Available data:
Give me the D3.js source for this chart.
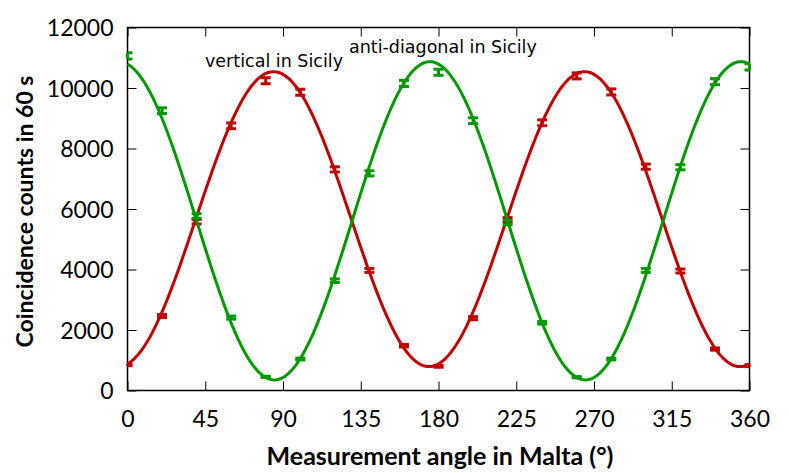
<!DOCTYPE html>
<html lang="en">
<head>
<meta charset="utf-8">
<style>
body { margin: 0; background: #fff; }
svg { display: block; }
.tick text { font-family: Lato, sans-serif; font-size: 23px; fill: #000; }
.axis-title { font-family: Lato, sans-serif; font-weight: bold; }
.label { font-family: "DejaVu Sans", sans-serif; font-size: 17.5px; }
</style>
</head>
<body>
<svg width="789" height="473"></svg>
<script src="https://d3js.org/d3.v7.min.js"></script>
<script>

// measurement angles in Malta (degrees)
var angles = [0, 20, 40, 60, 80, 100, 120, 140, 160, 180, 200, 220, 240, 260, 280, 300, 320, 340, 360];

// vertical in Sicily (red)
var vertical = [850, 2460, 5580, 8750, 10240, 9860, 7310, 3970, 1480, 800, 2390, 5640, 8850, 10400, 9870, 7400, 3950, 1370, 820];
var verticalErr = [30, 50, 75, 95, 100, 100, 85, 65, 40, 30, 50, 75, 95, 100, 100, 85, 65, 35, 30];

// anti-diagonal in Sicily (green)
var antidiag = [11060, 9250, 5770, 2410, 450, 1040, 3630, 7180, 10150, 10520, 8920, 5550, 2240, 440, 1040, 3970, 7380, 10210, 10700];
var antidiagErr = [105, 95, 75, 50, 20, 30, 60, 85, 100, 100, 95, 75, 45, 20, 30, 65, 85, 100, 105];

// fitted cosine curves: [offset, amplitude, angle of maximum, period]
var verticalFit = [5665, 4875, 84.5, 180];
var antidiagFit = [5610, 5260, 175, 180];

var xTicks = [0, 45, 90, 135, 180, 225, 270, 315, 360];
var yTicks = [0, 2000, 4000, 6000, 8000, 10000, 12000];

var svg = d3.select("svg");
var mLeft = 127.5, mRight = 749.5, mTop = 27.5, mBottom = 390.5;

var x = d3.scaleLinear().domain([0, 360]).range([mLeft, mRight]);
var y = d3.scaleLinear().domain([0, 12000]).range([mBottom, mTop]);

// axes (gnuplot style, ticks inward and mirrored)
var xAxis = svg.append("g")
    .attr("transform", "translate(0," + mBottom + ")")
    .call(d3.axisBottom(x).tickValues(xTicks).tickSizeInner(-9).tickSizeOuter(0));
svg.append("g")
    .attr("transform", "translate(0," + mTop + ")")
    .call(d3.axisTop(x).tickValues(xTicks).tickSizeInner(-9).tickSizeOuter(0).tickFormat(""));
var yAxis = svg.append("g")
    .attr("transform", "translate(" + mLeft + ",0)")
    .call(d3.axisLeft(y).tickValues(yTicks).tickFormat(d3.format("d"))
      .tickSizeInner(-9).tickSizeOuter(0).tickPadding(14));
svg.append("g")
    .attr("transform", "translate(" + mRight + ",0)")
    .call(d3.axisRight(y).tickValues(yTicks).tickSizeInner(-9).tickSizeOuter(0).tickFormat(""));

svg.selectAll(".domain").remove();
svg.selectAll(".tick line").attr("stroke", "#000").attr("stroke-width", 1);
xAxis.selectAll(".tick text").attr("dy", null).attr("y", 36.5);
yAxis.selectAll(".tick text").attr("dy", "0.36em");

svg.append("rect")
    .attr("x", mLeft).attr("y", mTop)
    .attr("width", mRight - mLeft).attr("height", mBottom - mTop)
    .attr("fill", "none").attr("stroke", "#000").attr("stroke-width", 1.5);

function fitCurve(p) {
  var pts = d3.range(0, 360.5, 1).map(function(a) {
    return [a, p[0] + p[1] * Math.cos(2 * Math.PI * (a - p[2]) / p[3])];
  });
  return d3.line()
      .x(function(d) { return x(d[0]); })
      .y(function(d) { return y(d[1]); })(pts);
}

function drawSeries(vals, errs, fit, color) {
  var g = svg.append("g");
  g.append("path")
      .attr("d", fitCurve(fit))
      .attr("fill", "none")
      .attr("stroke", color)
      .attr("stroke-width", 3);

  var bars = g.selectAll("g.err")
    .data(angles.map(function(a, i) { return {a: a, v: vals[i], e: errs[i]}; }))
    .enter().append("g");

  bars.append("line")
      .attr("x1", function(d) { return x(d.a); })
      .attr("x2", function(d) { return x(d.a); })
      .attr("y1", function(d) { return y(d.v - d.e); })
      .attr("y2", function(d) { return y(d.v + d.e); })
      .attr("stroke", color).attr("stroke-width", 3);

  [-1, 1].forEach(function(s) {
    bars.append("line")
        .attr("x1", function(d) { return Math.max(mLeft, x(d.a) - 5); })
        .attr("x2", function(d) { return Math.min(mRight, x(d.a) + 5); })
        .attr("y1", function(d) { return y(d.v + s * d.e); })
        .attr("y2", function(d) { return y(d.v + s * d.e); })
        .attr("stroke", color).attr("stroke-width", 3);
  });
}

drawSeries(vertical, verticalErr, verticalFit, "#c00000");
drawSeries(antidiag, antidiagErr, antidiagFit, "#009a00");

svg.append("text").attr("class", "label")
    .attr("x", 205).attr("y", 67)
    .text("vertical in Sicily");
svg.append("text").attr("class", "label")
    .attr("x", 349).attr("y", 53)
    .text("anti-diagonal in Sicily");

svg.append("text").attr("class", "axis-title")
    .attr("text-anchor", "middle")
    .attr("font-size", 25)
    .attr("x", 440).attr("y", 465)
    .text("Measurement angle in Malta (°)");
svg.append("text").attr("class", "axis-title")
    .attr("text-anchor", "middle")
    .attr("font-size", 23)
    .attr("transform", "translate(33,211.5) rotate(-90)")
    .text("Coincidence counts in 60 s");

</script>
</body>
</html>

To do:
Please take the lines from the beginning of the data above through the line holding "d3.scaleLinear().domain([0, 12000]).range([mBottom, mTop]);" and transcribe them exactly, without any pictures.

Full response:
Give me the D3.js source for this chart.
<!DOCTYPE html>
<html lang="en">
<head>
<meta charset="utf-8">
<style>
body { margin: 0; background: #fff; }
svg { display: block; }
.tick text { font-family: Lato, sans-serif; font-size: 23px; fill: #000; }
.axis-title { font-family: Lato, sans-serif; font-weight: bold; }
.label { font-family: "DejaVu Sans", sans-serif; font-size: 17.5px; }
</style>
</head>
<body>
<svg width="789" height="473"></svg>
<script src="https://d3js.org/d3.v7.min.js"></script>
<script>

// measurement angles in Malta (degrees)
var angles = [0, 20, 40, 60, 80, 100, 120, 140, 160, 180, 200, 220, 240, 260, 280, 300, 320, 340, 360];

// vertical in Sicily (red)
var vertical = [850, 2460, 5580, 8750, 10240, 9860, 7310, 3970, 1480, 800, 2390, 5640, 8850, 10400, 9870, 7400, 3950, 1370, 820];
var verticalErr = [30, 50, 75, 95, 100, 100, 85, 65, 40, 30, 50, 75, 95, 100, 100, 85, 65, 35, 30];

// anti-diagonal in Sicily (green)
var antidiag = [11060, 9250, 5770, 2410, 450, 1040, 3630, 7180, 10150, 10520, 8920, 5550, 2240, 440, 1040, 3970, 7380, 10210, 10700];
var antidiagErr = [105, 95, 75, 50, 20, 30, 60, 85, 100, 100, 95, 75, 45, 20, 30, 65, 85, 100, 105];

// fitted cosine curves: [offset, amplitude, angle of maximum, period]
var verticalFit = [5665, 4875, 84.5, 180];
var antidiagFit = [5610, 5260, 175, 180];

var xTicks = [0, 45, 90, 135, 180, 225, 270, 315, 360];
var yTicks = [0, 2000, 4000, 6000, 8000, 10000, 12000];

var svg = d3.select("svg");
var mLeft = 127.5, mRight = 749.5, mTop = 27.5, mBottom = 390.5;

var x = d3.scaleLinear().domain([0, 360]).range([mLeft, mRight]);
var y = d3.scaleLinear().domain([0, 12000]).range([mBottom, mTop]);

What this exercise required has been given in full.